We also saw this sign at the New Corral Motel. I’d like to see these neon signs all lit up at night but we like to be in camp and all hooked up by sunset so seeing them lit is not likely to happen.

We needed groceries again and there aren’t any WalMarts around here so we stopped at Stater Bros. in Hesperia, California, instead. They had a beverage container recycling center in their parking lot so we thought we were going to get rid of another bag of cans. But California refunds deposits on cans so the place is only open when it is staffed. Guess what? Right.

So now we are in the Desert Willow RV Resort in Hesperia where I plan to exchange my books before we leave. I hope they have some good ones here.



Day 33 Route 66

Dust storms can make for beautiful sunsets. This was taken from our campsite in Bullhead City, Arizona.

This morning was confusing. When I got up the wind was blowing and Dave was awake but still in bed. So, I was surprised that he got frustrated that I was not getting ready to depart. When I asked how I was supposed to know we were leaving he admitted he didn’t know. He’d told me the day before he wanted to go but he also said the wind was not supposed to be as strong and that’s what has kept us here. So we packed up and left about 10:30.

And went all the way to the corner. For fuel. Once again we are buying Arizona fuel before crossing back into California. It’s hot and humid from my morning shower in the RV but I don’t want to open windows while I wait for Dave to get fuel because it’s dusty enough in here. 

Finally, on the road again. We both have the urge to backtrack, Dave to see some bridges we missed and me to photograph a motel but we agree we need to be moving forward so we head back to Needles, California, and right on through it following the roads Dave has listed after studying the route.

For a ways anyway. When we get to the left turn at Mountain Spring Road we see this:

We decided not to turn there. Instead we continued down Goff Road which had Route 66 signs along it assuring us we made the right decision.

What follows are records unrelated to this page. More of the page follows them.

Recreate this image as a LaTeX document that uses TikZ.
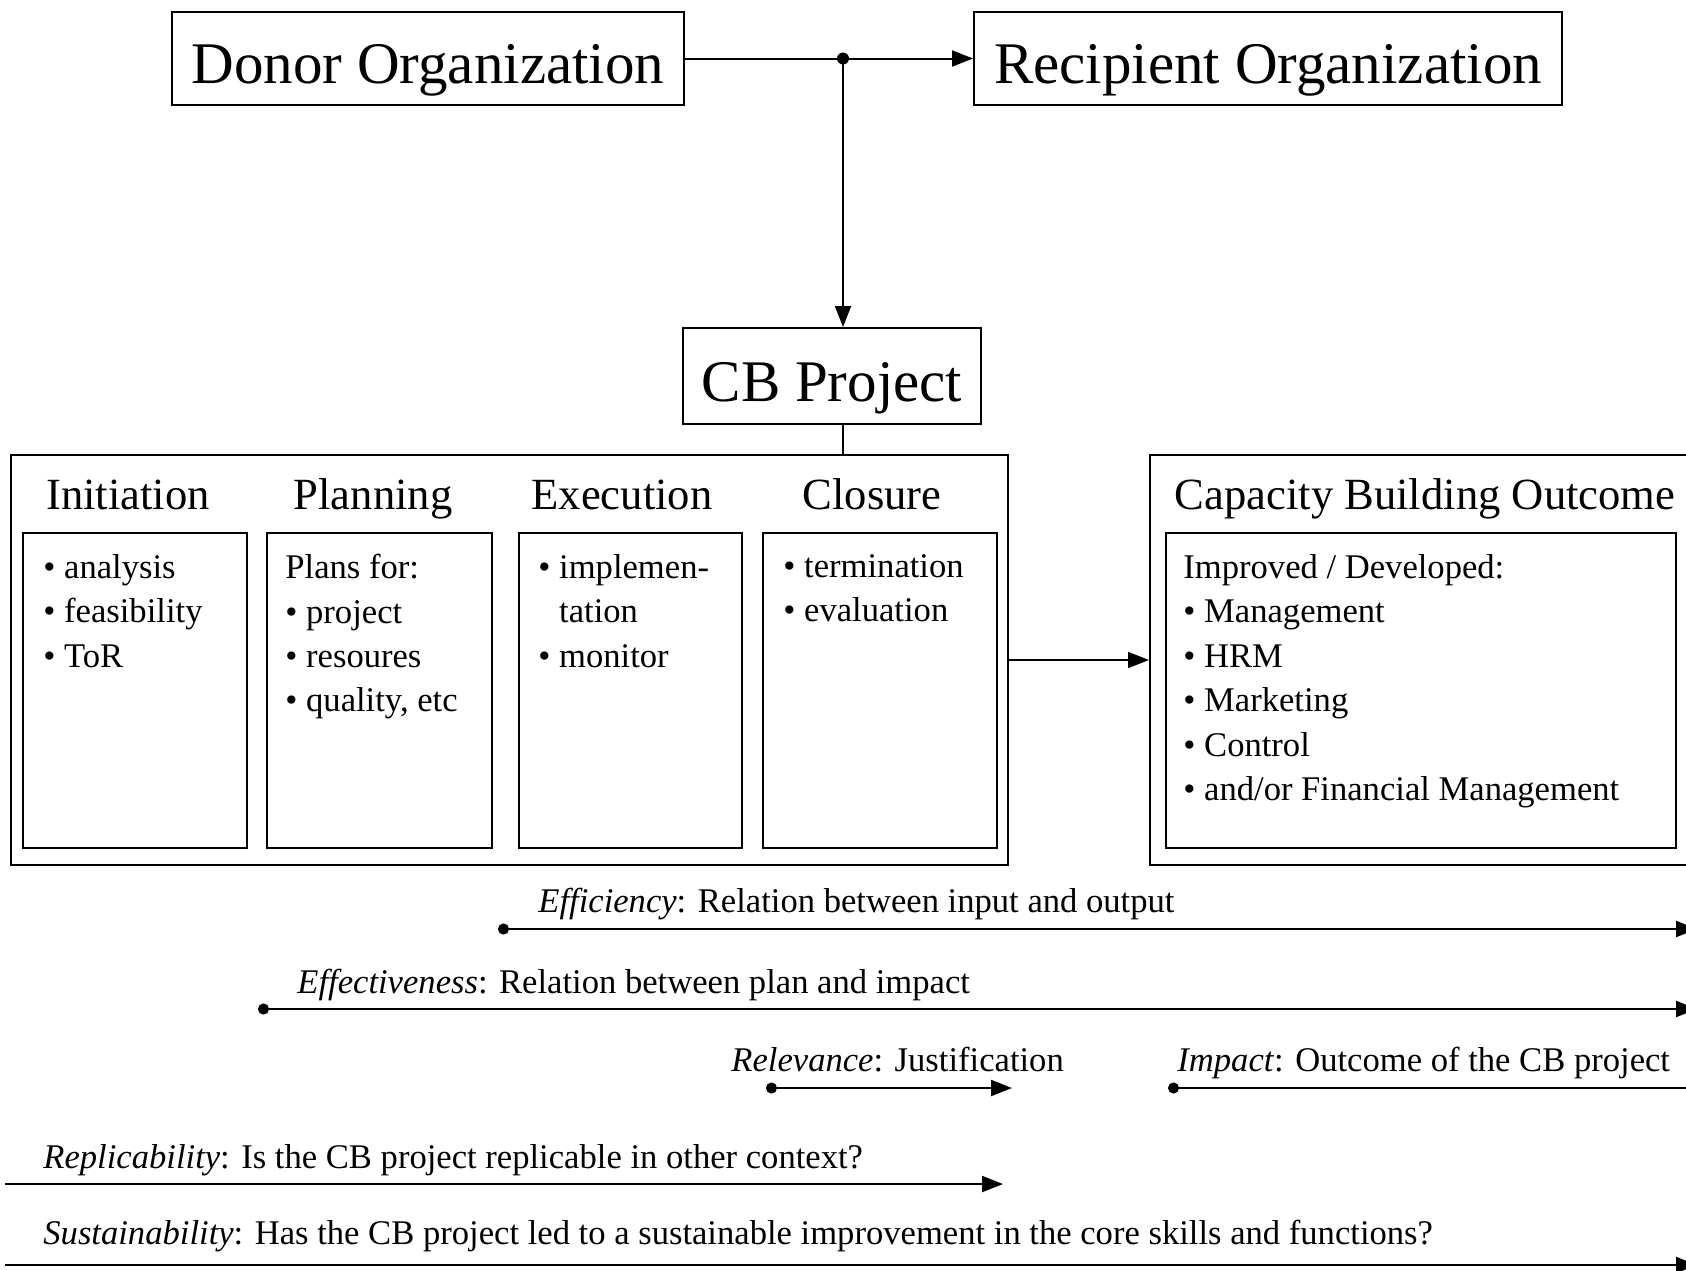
\documentclass[tikz,border=0pt]{standalone}
\usepackage{fontspec}
\setmainfont{Liberation Serif}
\usetikzlibrary{arrows.meta}
\begin{document}
\begin{tikzpicture}[x=0.5pt,y=-0.5pt,
  box/.style={draw, line width=1pt, rectangle, inner sep=0pt},
  titlebox/.style={box, font=\fontsize{29.5}{34}\selectfont, text height=25pt, text depth=0pt},
  heading/.style={anchor=base, inner sep=0pt, font=\fontsize{22.3}{26}\selectfont},
  bodytext/.style={anchor=north west, inner sep=0pt, align=left,
     font=\fontsize{17.3}{22.2}\selectfont, execute at begin node={\rule{0pt}{14pt}}},
  linetext/.style={anchor=base west, inner sep=0pt, font=\fontsize{17.3}{22.2}\selectfont},
  wire/.style={line width=1pt},
  conn/.style={line width=1pt, -{Triangle[length=10.5pt,width=8pt]}},
  dotconn/.style={line width=1pt, {Circle[length=5.5pt]}-{Triangle[length=10.5pt,width=8pt]}},
  dotline/.style={line width=1pt, {Circle[length=5.5pt]}-}
]
\useasboundingbox (0,0) rectangle (1686,1270);

% top boxes
\node[titlebox, minimum width=256pt, minimum height=46.5pt] (donor) at (428,58.5) {Donor Organization};
\node[titlebox, minimum width=294pt, minimum height=46.5pt] (recipient) at (1268,58.5) {Recipient Organization};
\node[titlebox, minimum width=149pt, minimum height=48pt] (cb) at (832,376) {CB Project};

\coordinate (j) at (843,58.5);
\draw[wire] (donor.east) -- (j);
\draw[conn] (j) -- (recipient.west);
\draw[conn] (j) -- (j |- cb.north);
\fill (j) circle (3pt);

% phase box
\node[box, minimum width=498.5pt, minimum height=205pt] (phase) at (509.5,660) {};
\draw[wire] (cb.south -| j) -- (j |- phase.north);

\node[heading] (hinit) at (128,509) {Initiation};
\node[heading] (hplan) at (373,509) {Planning};
\node[heading] (hexec) at (622,509) {Execution};
\node[heading] (hclos) at (872,509) {Closure};

\node[box, minimum width=112pt, minimum height=157.5pt] (s1) at (135,690.5) {};
\node[box, minimum width=112.5pt, minimum height=157.5pt] (s2) at (379.5,690.5) {};
\node[box, minimum width=111.5pt, minimum height=157.5pt] (s3) at (630.5,690.5) {};
\node[box, minimum width=117pt, minimum height=157.5pt] (s4) at (880,690.5) {};

\node[bodytext] (t1) at (43,554) {\textbullet{} analysis\\\textbullet{} feasibility\\\textbullet{} ToR};
\node[bodytext] (t2) at (285,554) {Plans for:\\\textbullet{} project\\\textbullet{} resoures\\\textbullet{} quality, etc};
\node[bodytext] (t3) at (538,554) {\textbullet{} implemen-\\\phantom{\textbullet{} }tation\\\textbullet{} monitor};
\node[bodytext] (t4) at (783,554) {\textbullet{} termination\\\textbullet{} evaluation};

% outcome
\node[box, minimum width=270pt, minimum height=205pt] (outcome) at (1420,660) {};
\node[heading] (hout) at (1425,509) {Capacity Building Outcome};
\node[box, minimum width=255pt, minimum height=157.5pt] (oin) at (1421,690.5) {};
\node[bodytext] (t5) at (1183,554) {Improved / Developed:\\\textbullet{} Management\\\textbullet{} HRM\\\textbullet{} Marketing\\\textbullet{} Control\\\textbullet{} and/or Financial Management};

\draw[conn] (phase.east) -- (outcome.west);

% criteria lines
\node[linetext] (leff) at (538,912) {\textit{Efficiency}: Relation between input and output};
\coordinate (eff1) at (498,929); \coordinate (eff2) at (1697,929);
\draw[dotconn] (eff1) -- (eff2);

\node[linetext] (lefv) at (297,993) {\textit{Effectiveness}: Relation between plan and impact};
\coordinate (efv1) at (258,1009); \coordinate (efv2) at (1697,1009);
\draw[dotconn] (efv1) -- (efv2);

\node[linetext] (lrel) at (731,1071) {\textit{Relevance}: Justification};
\coordinate (rel1) at (766,1088); \coordinate (rel2) at (1012,1088);
\draw[dotconn] (rel1) -- (rel2);

\node[linetext] (limp) at (1177,1071) {\textit{Impact}: Outcome of the CB project};
\coordinate (imp1) at (1168,1088); \coordinate (imp2) at (1700,1088);
\draw[dotline] (imp1) -- (imp2);

\node[linetext] (lrep) at (43,1168) {\textit{Replicability}: Is the CB project replicable in other context?};
\coordinate (rep1) at (5,1184); \coordinate (rep2) at (1003,1184);
\draw[conn] (rep1) -- (rep2);

\node[linetext] (lsus) at (43,1244) {\textit{Sustainability}: Has the CB project led to a sustainable improvement in the core skills and functions?};
\coordinate (sus1) at (5,1265); \coordinate (sus2) at (1697,1265);
\draw[conn] (sus1) -- (sus2);
\end{tikzpicture}
\end{document}
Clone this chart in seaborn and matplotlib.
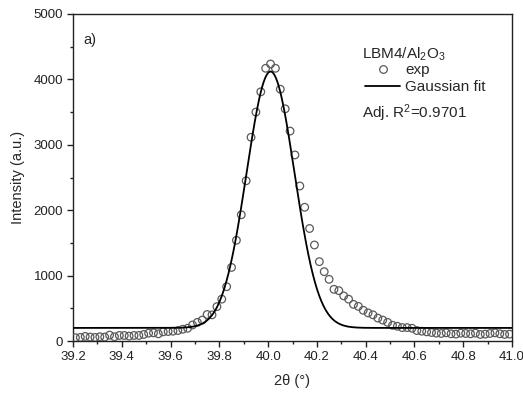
import numpy as np
import pandas as pd
import matplotlib
matplotlib.use("Agg")
import matplotlib.pyplot as plt
import seaborn as sns
from matplotlib.lines import Line2D
from matplotlib.ticker import MultipleLocator

# Measured XRD scan: 2-theta grid (step 0.02 deg) and intensities
theta_start = 39.21
theta_step = 0.02
intensity = [
    50, 55, 70, 60, 55, 65, 60, 90, 65, 85,
    85, 75, 85, 85, 100, 120, 125, 110, 140, 145,
    150, 160, 180, 195, 245, 285, 320, 405, 400, 525,
    640, 830, 1125, 1540, 1930, 2450, 3115, 3500, 3810, 4170,
    4235, 4170, 3850, 3550, 3210, 2845, 2370,
    2045, 1720, 1468, 1213, 1060, 943, 790, 770, 690, 640,
    560, 530, 470, 430, 400, 350, 320, 285, 240, 225,
    205, 205, 195, 160, 150, 140,
    130, 120, 115, 125, 110, 105, 120, 115, 110, 120,
    100, 105, 115, 125, 110, 100, 105,
]
two_theta = theta_start + theta_step * np.arange(len(intensity))

# Gaussian fit parameters
fit_y0 = 200.0
fit_xc = 40.01
fit_height = 3920.0
fit_sigma = 0.098

sample_label = "LBM4/Al$_2$O$_3$"
r2_label = "Adj. R$^2$=0.9701"
panel_label = "a)"

df = pd.DataFrame({"two_theta": two_theta, "intensity": intensity})
x_fit = np.linspace(39.2, 41.0, 600)
y_fit = fit_y0 + fit_height * np.exp(-(x_fit - fit_xc) ** 2 / (2 * fit_sigma ** 2))
fit_df = pd.DataFrame({"two_theta": x_fit, "intensity": y_fit})

sns.set_style("ticks")
plt.rcParams["font.family"] = ["Liberation Sans", "DejaVu Sans"]
plt.rcParams["mathtext.fontset"] = "custom"
plt.rcParams["mathtext.rm"] = "Liberation Sans"
plt.rcParams["mathtext.it"] = "Liberation Sans"
plt.rcParams["mathtext.default"] = "regular"

fig = plt.figure(figsize=(5.23, 3.98), dpi=100)
ax = fig.add_axes([73 / 523, 57 / 398, 439 / 523, 327 / 398])

sns.scatterplot(data=df, x="two_theta", y="intensity", ax=ax, marker="o",
                s=30, facecolor="none", edgecolor="#5a5a5a", linewidth=0.9,
                legend=False, zorder=3)
sns.lineplot(data=fit_df, x="two_theta", y="intensity", ax=ax, color="black",
             linewidth=1.3, legend=False, zorder=4)

ax.set_xlim(39.2, 41.0)
ax.set_ylim(0, 5000)
ax.xaxis.set_major_locator(MultipleLocator(0.2))
ax.xaxis.set_minor_locator(MultipleLocator(0.1))
ax.yaxis.set_major_locator(MultipleLocator(1000))
ax.yaxis.set_minor_locator(MultipleLocator(500))
ax.xaxis.set_major_formatter(matplotlib.ticker.FormatStrFormatter("%.1f"))
ax.tick_params(axis="both", which="major", direction="out", length=4, width=1,
               labelsize=9.5, colors="#222222", pad=3)
ax.tick_params(axis="both", which="minor", direction="out", length=2.5, width=1,
               colors="#222222")
for side in ["top", "right", "left", "bottom"]:
    ax.spines[side].set_visible(True)
    ax.spines[side].set_linewidth(1.0)
    ax.spines[side].set_color("#222222")

ax.set_xlabel("2θ (°)", fontsize=10.5, labelpad=8)
ax.set_ylabel("Intensity (a.u.)", fontsize=10.5, labelpad=6)

ax.text(0.024, 0.92, panel_label, transform=ax.transAxes, fontsize=10.5,
        ha="left", va="center")
ax.text(0.658, 0.877, sample_label, transform=ax.transAxes, fontsize=11,
        ha="left", va="center")
ax.text(0.658, 0.697, r2_label, transform=ax.transAxes, fontsize=11,
        ha="left", va="center")

handles = [
    Line2D([], [], marker="o", linestyle="none", markerfacecolor="none",
           markeredgecolor="#5a5a5a", markersize=5.5, markeredgewidth=0.9),
    Line2D([], [], color="black", linewidth=1.3),
]
ax.legend(handles, ["exp", "Gaussian fit"], loc="upper left",
          bbox_to_anchor=(0.665, 0.85), frameon=False, fontsize=11,
          handlelength=2.3, handletextpad=0.33, labelspacing=0.2,
          borderaxespad=0, borderpad=0)

fig.savefig("out.png", dpi=100)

We are now driving, once again, on the National Trails Highway, a tribute to the old trails that the newer roads followed. Alongside us is a dike that channels the water to specific crossings. The local teens have developed a low impact form of graffiti here.

We stopped for lunch in Amboy, California, at Roy’s Motel and Cafe. In spite of the big signs, though, they no longer serve food here so we went away hungry.

Amboy also has a volcanic crater you can walk around if you have about three hours available to do so. It’s weird driving through the desert occasionally seeing volcanic rock. We don’t think of the U.S. as having volcanoes outside of Hawaii even after the eruption of Mt St Helens.

We saw a double-track double-stack piggyback train meet which was a lot more fun to say than it was to watch.

In Ludlow, California, we found a gas station with a DQ where Route 66 crosses I-40. It was doing a booming business. Apparently we aren’t the only ones who need sustenance along this empty stretch of road.

This section of Route 66 is frontage road for the freeway but there is nothing alongside it so it is not maintained. The pavement is so rough Dave is driving with one wheel, and sometimes both, on the gravel shoulder. The fact that the gravel shoulder provides a smoother ride than the pavement should give you some idea of the number of cracks and holes in this road. Dave was driving 15 m.p.h. and still we were jerking around so much my seat belt engaged so I couldn’t lean forward. So, when we found another freeway entrance ramp at Hector Road, we abandoned Route 66 as I gave a huge sigh of relief. That stretch wore me out and I wasn’t even driving!

We were back on a better stretch of Route 66 pavement when we entered Newberry Springs, California, where we saw the Bagdad Cafe, another famous place no longer serving food.

Then we turned north headed for the Twin Lakes RV Park. Wow! No wind noise. No highway noise. Shade trees. Ponds. What a difference from the last few campgrounds.  If the ducks and geese here sleep well, I should, too.